Seed-stage venture capital funds consistently deliver superior returns to their later-stage counterparts.
The reason isn't just timing. It's structural: earlier entry points, higher ownership, and the ability to double down on winners create return profiles that larger, later-stage funds struggle to match.
Understanding the advantage
Across market cycles and geographies, seed-stage venture funds have quietly outperformed. According to pooled data, they've delivered returns up to 8% higher annually than funds investing later in the startup lifecycle. Yet much of the capital – especially institutional – continues to flow toward growth-stage investments.
For sophisticated investors, understanding why this imbalance exists is more than academic. It's an opportunity to build portfolios where the structural maths are in their favour.

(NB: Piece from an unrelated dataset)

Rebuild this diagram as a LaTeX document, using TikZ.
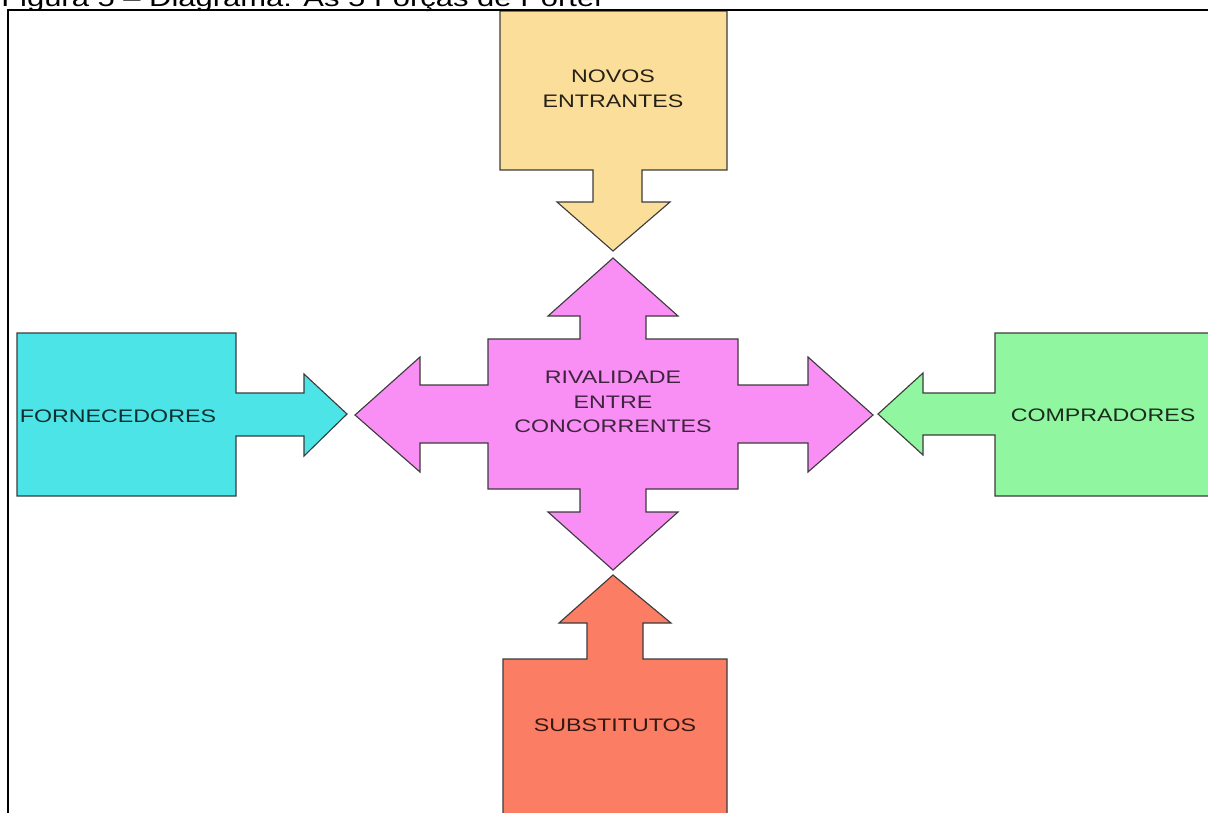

The entry point multiplier
Early-stage investors buy in when valuations are low and upside is highest. It's a simple equation: the earlier the entry, the greater the multiple on exit.
Consider two investors in the same company. The seed investor buys in at a $3 million valuation. The Series B investor enters at $50 million. If the company exits at $300 million, the seed investor achieves a 100x return. The Series B investor earns just 6x.

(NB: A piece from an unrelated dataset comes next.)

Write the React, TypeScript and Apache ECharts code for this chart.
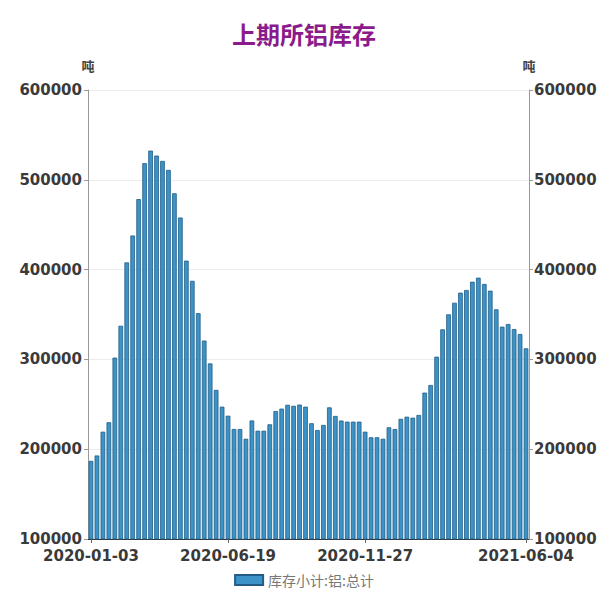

This isn't theoretical. Canva, one of Australia's most successful tech companies, raised its earliest rounds below $40 million. Those early investors realised extraordinary returns – long before most investors could access the opportunity.
Capturing the steepest growth curve
The first 18 months of a startup's commercial life are often its fastest. Going from $100,000 to $1 million in annual revenue is a 10x leap. That same company, growing from $10 million to $20 million, achieves just 2x – despite a higher absolute increase.
Seed investors enter before growth compounds. They're positioned to ride the curve, not just arrive after it.
And because seed cheques are smaller, investors can back a broader set of companies – casting a wide net early, then concentrating capital where results justify it. This dynamic works even better when fund size supports this approach.
The compounding advantage of follow-on rights
Seed investors aren't locked into a single decision. Through pro-rata rights and structured follow-on investing, they can double down on winners and let underperformers dilute.
This creates a portfolio model where optionality matters as much as selection. A fund might invest $100,000 in a pre-seed round, then $150,000 six months later, and another $200,000 after product-market fit is established. Each round benefits from deeper insight, stronger alignment, and more conviction.
Later-stage funds typically make large, binary bets. They arrive once risk has shifted from zero to one – but also after much of the value creation has occurred.
Risk isn't the enemy. It's the design.
Yes, seed-stage portfolios include more failures. But that's the point.
Venture capital operates on power law dynamics. In a well-constructed portfolio, two or three companies will drive the majority of returns. The rest? They're optionality. Their role is to exist in case they break out — not because they all need to succeed.
This asymmetry is what enables 20-30% fund-level IRRs over a decade. The key is structure, not perfection – which becomes clearer when you understand how venture returns actually work.
Why this matters more in Australia
The imbalance is even starker here.
Only 7% of Australian VC funding goes to seed-stage companies, according to the 2024 State of Australian Startup Funding report. Yet this is where the most outsized returns are generated — particularly as local companies tap into international markets and trigger valuation re-ratings.
Seed investors can access this arbitrage. Later-stage funds often arrive after it's priced in.
Add to that the tax efficiency of ESVCLP structures and a growing volume of global capital entering at Series B and beyond, and the local opportunity becomes clear: the seed stage isn't just high-upside — it's high-leverage.
Seed-stage investing during downturns
When the market cools, seed gets even stronger.
Unlike growth-stage companies, early-stage startups aren't under pressure to show profitability or defend inflated valuations. They build in the shadows, often at more attractive prices.
Historically, funds raised during downturns outperform. Investors willing to enter at seed during these periods often capture companies at their most undervalued — and participate in their full lifecycle of growth. The timing question that worries many investors is often less relevant at seed stage.
Building alpha through stage selection
For investors allocating to venture capital, stage matters as much as manager.
Seed-stage funds offer:
- Earlier and cheaper access to equity
- More touchpoints to compound exposure
- More control over portfolio construction
- Better alignment with founders during formative years
- A stronger position to ride the entire arc of value creation
This is not a strategy for every investor. It requires patience, comfort with volatility, and belief in the long game. But for those willing to lean in, the math — and the results — are hard to ignore.